Many gifts this season will have one pesky thing in common: they'll be off of a list.

When I was little, making my wish list was the sign of the season. Even before the first snowflake would touch the dying grass, my list was made and checked twice. I couldn't even spell the word "computer" before it was written at the top of my list. There was no hesitation in my ability to tell people what I wanted. Then, as Christmas rolled around, I would get almost exactly what I asked for, and I would enjoy it.

One year, I tore open the wrapping of a present to find something I had not included on my list. I pulled out the charcoal pencils, the canvas paper, the clay erasers and sketchbooks. And suddenly, I realized that up until that moment, every gift I had received off of a list was less meaningful than this. The items on that list had been place-holders--a way for me to tell somebody who I was in terms of material things I wanted. But seeing somebody already know who I was, someone who knew me well enough to choose a gift I never would have considered, made my mind reel and my heart spin. How long had I been defining myself for others that don't know me, so that they can purchase little extensions of my existence off of a grocery list?

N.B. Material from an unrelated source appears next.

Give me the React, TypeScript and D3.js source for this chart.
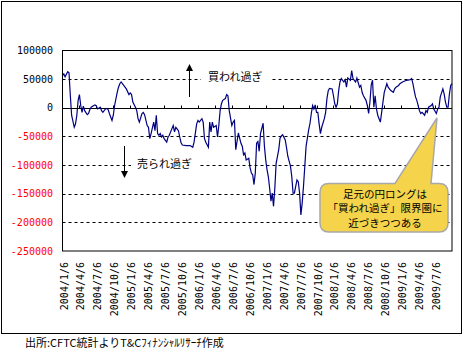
import * as d3 from 'd3';
import React, { useRef, useEffect } from 'react';

// weekly IMM yen net position, week 0 = 2004/1/6
const weeks = [
  0, 1, 2, 4, 5, 6, 7, 9, 10, 11, 12, 13, 14, 15, 16, 17, 19, 20, 21, 22, 24, 25, 26, 27, 29, 30, 31, 33, 34, 35, 36, 38, 39,
  40, 42, 43, 44, 45, 47, 48, 49, 51, 52, 53, 54, 56, 57, 58, 59, 61, 62, 63, 65, 66, 67, 68, 70, 71, 72, 73, 74,
  75, 76, 77, 78, 80, 81, 82, 83, 85, 86, 87, 89, 90, 91, 92, 95, 98, 100, 101, 103, 104, 105, 107, 108, 109, 110,
  112, 113, 114, 115, 116, 118, 119, 120, 121, 122, 123, 125, 126, 127, 128, 130, 131, 132,
  133, 135, 137, 138, 139, 140, 141, 143, 144, 145, 146, 147, 148, 149, 150, 151, 152, 154, 155, 156, 157, 158, 159,
  160, 161, 162, 163, 164, 166, 167, 168, 169, 171, 172, 173, 175, 176, 177, 178, 180, 181, 182, 183, 184, 185, 186,
  187, 189, 190, 191, 192, 193, 194, 195, 196, 197, 198, 199, 201, 202, 203, 204, 205, 207, 208, 209, 210, 211, 212,
  213, 214, 216, 217, 218, 219, 221, 222, 223, 224, 225, 226, 228, 229, 230, 231, 233, 234, 235, 236, 237, 238, 239,
  240, 241, 242, 243, 244, 245, 246, 247, 249, 250, 251, 252, 254, 255, 256, 258, 259, 261, 264, 267, 268, 269, 270,
  271, 272, 274, 275, 276, 278, 279, 280, 281, 283, 284, 285, 287, 288, 289, 290, 292, 293, 294, 295, 296, 297, 298, 299
];
const netLong = [
  56000, 59000, 54000, 63000, 61000, 22000, -13000, -34000, -28000, -13000, 13000, 23000, 4000, -8000, 3000, -5000,
  -12000, -10000, -3000, 1000, 4000, 5000, 3000, -2000, 1000, -5000, -8000, -2000, -1000, -3000, -10000, -22000, -13000,
  4000, 27000, 36000, 42000, 45000, 39000, 36000, 33000, 23000, 26000, 23000, 10000, 1000, -5000, -19000, -25000,
  -10000, -8000, -12000, -31000, -34000, -54000, -45000, -25000, -40000, -13000, -45000, -48000,
  -45000, -51000, -48000, -54000, -60000, -51000, -48000, -42000, -31000, -42000, -34000, -40000, -51000, -61000,
  -65000, -66000, -66000, -69000, -60000, -28000, -22000, -25000, -19000, -25000, -54000, -60000,
  -69000, -25000, -42000, -25000, -34000, -31000, -51000, -31000, -5000, 7000, 13000, 16000, 23000, 21000, -5000,
  -31000, -25000, -22000,
  -73000, -44000, -62000, -67000, -82000, -79000, -91000, -88000, -105000, -114000, -117000, -134000, -114000,
  -62000, -59000, -76000, -45000, -27000, -67000, -91000, -108000, -120000, -140000,
  -163000, -149000, -172000, -140000, -97000, -73000, -53000, -49000, -47000, -56000, -70000, -85000, -102000,
  -120000, -149000, -149000, -126000, -129000, -149000, -187000, -166000, -137000, -102000,
  -67000, -38000, -27000, -10000, 4000, -2000, 5000, -8000, -8000, -28000, -45000, -34000, -19000, -8000, 16000,
  30000, 34000, 33000, 21000, 7000, 1000, 7000, 30000,
  45000, 51000, 45000, 49000, 36000, 52000, 48000, 65000, 51000, 48000, 45000, 52000, 36000, 39000, 27000, 21000,
  13000, 4000, -10000, 10000, 40000, 48000, 1000,
  21000, -2000, -13000, -19000, -25000, -8000, 10000, 27000, 42000, 36000, 33000, 30000, 27000, 33000, 36000, 39000,
  42000, 45000, 48000, 49000, 51000, 42000, 30000,
  19000, 13000, -5000, -10000, -8000, -13000, -5000, -8000, 1000, 4000, 7000, -2000, -10000, -2000, 1000, 19000,
  33000, 24000, 10000, 1000, 1000, 24000, 39000, 42000
];

const dateLabels = [
  '2004/1/6', '2004/4/6', '2004/7/6', '2004/10/6',
  '2005/1/6', '2005/4/6', '2005/7/6', '2005/10/6',
  '2006/1/6', '2006/4/6', '2006/7/6', '2006/10/6',
  '2007/1/6', '2007/4/6', '2007/7/6', '2007/10/6',
  '2008/1/6', '2008/4/6', '2008/7/6', '2008/10/6',
  '2009/1/6', '2009/4/6', '2009/7/6'
];
const yTicks = [100000, 50000, 0, -50000, -100000, -150000, -200000, -250000];
const dashedLevels = [50000, -50000, -100000, -150000, -200000];

const overBought = '買われ過ぎ';
const overSold = '売られ過ぎ';
const calloutLines = ['足元の円ロングは', '「買われ過ぎ」限界圏に', '近づきつつある'];
const sourceNote = '出所:CFTC統計よりT&Cﾌｨﾅﾝｼｬﾙﾘｻｰﾁ作成';

export default function App() {
  const ref = useRef(null);
  const width = 472;
  const height = 354;
  const left = 62.5, right = 452, top = 50.5, bottom = 251;
  const lastWeek = 299;
  const weeksPerLabel = 13;
  const jp = '"Noto Sans CJK JP", sans-serif';
  const mono = '"DejaVu Sans Mono", monospace';

  useEffect(() => {
    const svg = d3.select(ref.current);
    svg.selectAll('*').remove();

    const x = d3.scaleLinear().domain([0, lastWeek]).range([left, right]);
    const y = d3.scaleLinear().domain([-250000, 100000]).range([bottom, top]);

    svg.append('rect')
      .attr('x', 1.5).attr('y', 1.5)
      .attr('width', 460).attr('height', 332)
      .attr('fill', '#fff').attr('stroke', '#000');

    // dashed levels
    svg.append('g').selectAll('line').data(dashedLevels).enter().append('line')
      .attr('x1', left).attr('x2', right)
      .attr('y1', d => Math.round(y(d)) + 0.5).attr('y2', d => Math.round(y(d)) + 0.5)
      .attr('stroke', '#000').attr('stroke-dasharray', '3,3');

    // zero line + ticks
    const y0 = Math.round(y(0)) + 0.5;
    svg.append('line')
      .attr('x1', left).attr('x2', right).attr('y1', y0).attr('y2', y0)
      .attr('stroke', '#000');
    svg.append('g').selectAll('line').data(dateLabels.slice(1)).enter().append('line')
      .attr('x1', (d, i) => Math.round(x((i + 1) * weeksPerLabel)) + 0.5)
      .attr('x2', (d, i) => Math.round(x((i + 1) * weeksPerLabel)) + 0.5)
      .attr('y1', y0 - 3).attr('y2', y0)
      .attr('stroke', '#000');

    // y labels
    svg.append('g').selectAll('text').data(yTicks).enter().append('text')
      .attr('x', 53).attr('y', d => y(d) + 3.6)
      .attr('text-anchor', 'end')
      .attr('font-family', mono).attr('font-size', 10)
      .attr('fill', d => (d < 0 ? '#ff0000' : '#000'))
      .text(d => d);

    // x labels
    svg.append('g').selectAll('text').data(dateLabels).enter().append('text')
      .attr('transform', (d, i) => 'translate(' + (x(i * weeksPerLabel) + 1.5) + ',262) rotate(-90)')
      .attr('text-anchor', 'end').attr('dy', '0.35em')
      .attr('font-family', mono).attr('font-size', 10)
      .attr('fill', '#000')
      .text(d => d);

    // over bought / over sold notes
    const yb = Math.round(y(50000));
    svg.append('rect').attr('x', 201).attr('y', yb - 10).attr('width', 70).attr('height', 18).attr('fill', '#fff');
    svg.append('text').attr('x', 208).attr('y', yb + 2)
      .attr('font-family', jp).attr('font-size', 11).text(overBought);
    const ys = Math.round(y(-100000));
    svg.append('rect').attr('x', 131).attr('y', ys - 9).attr('width', 68).attr('height', 18).attr('fill', '#fff');
    svg.append('text').attr('x', 137).attr('y', ys + 2.5)
      .attr('font-family', jp).attr('font-size', 11).text(overSold);

    // arrows
    svg.append('line').attr('x1', 189.5).attr('x2', 189.5).attr('y1', 97).attr('y2', 70).attr('stroke', '#000');
    svg.append('path').attr('d', 'M186,71L193,71L189.5,64Z').attr('fill', '#000');
    svg.append('line').attr('x1', 124.5).attr('x2', 124.5).attr('y1', 146).attr('y2', 172).attr('stroke', '#000');
    svg.append('path').attr('d', 'M121,171L128,171L124.5,178Z').attr('fill', '#000');

    // data line
    const pts = weeks.map((w, i) => [w, netLong[i]]);
    const line = d3.line().x(d => x(d[0])).y(d => y(d[1]));
    svg.append('path')
      .attr('d', line(pts))
      .attr('fill', 'none')
      .attr('stroke', '#000080')
      .attr('stroke-width', 1.2);

    // plot frame
    svg.append('rect')
      .attr('x', left).attr('y', top)
      .attr('width', right - left).attr('height', bottom - top)
      .attr('fill', 'none').attr('stroke', '#000');

    // callout
    const bx0 = 320, by0 = 183.5, bx1 = 448, by1 = 232, r = 9;
    const tipX = 437, tipY = 118;
    const p = d3.path();
    p.moveTo(bx0 + r, by0);
    p.lineTo(395, by0);
    p.lineTo(tipX, tipY);
    p.lineTo(431, by0);
    p.lineTo(bx1 - r, by0);
    p.quadraticCurveTo(bx1, by0, bx1, by0 + r);
    p.lineTo(bx1, by1 - r);
    p.quadraticCurveTo(bx1, by1, bx1 - r, by1);
    p.lineTo(bx0 + r, by1);
    p.quadraticCurveTo(bx0, by1, bx0, by1 - r);
    p.lineTo(bx0, by0 + r);
    p.quadraticCurveTo(bx0, by0, bx0 + r, by0);
    p.closePath();
    svg.append('path').attr('d', p.toString())
      .attr('fill', '#f5d44c').attr('stroke', '#a8a8a8').attr('stroke-width', 1.5);
    svg.append('g').selectAll('text').data(calloutLines).enter().append('text')
      .attr('x', 385).attr('y', (d, i) => 197.5 + i * 14.5)
      .attr('text-anchor', 'middle')
      .attr('font-family', jp).attr('font-size', 10.5)
      .attr('fill', '#000')
      .text(d => d);

    svg.append('text').attr('x', 25).attr('y', 347)
      .attr('font-family', jp).attr('font-size', 11)
      .text(sourceNote);
  }, []);

  return (
    <svg ref={ref} width={width} height={height}
      style={{ position: 'absolute', left: 0, top: 0, background: '#fff' }}>
    </svg>
  );
}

Since then, I've made strides to become that sort of gift giver. No longer am I bound to "special dates" to give. Instead, I allow gifts to be small extensions of my admiration for individuals that I express when I am particularly compelled to do so. I've annihilated the idea that my gifts must be tangible to be real. Gift-giving is like any art, whether it be poetry, painting, music, or drawing, in that by being obligated to partake in the art, the very inspiration that makes the art so beautiful is lost entirely.

So as I've grown older--as I listen more, talk less, create more, and want less--I have realized that the best things a person can do for another are wanted by one, known by the other, and never said aloud by either.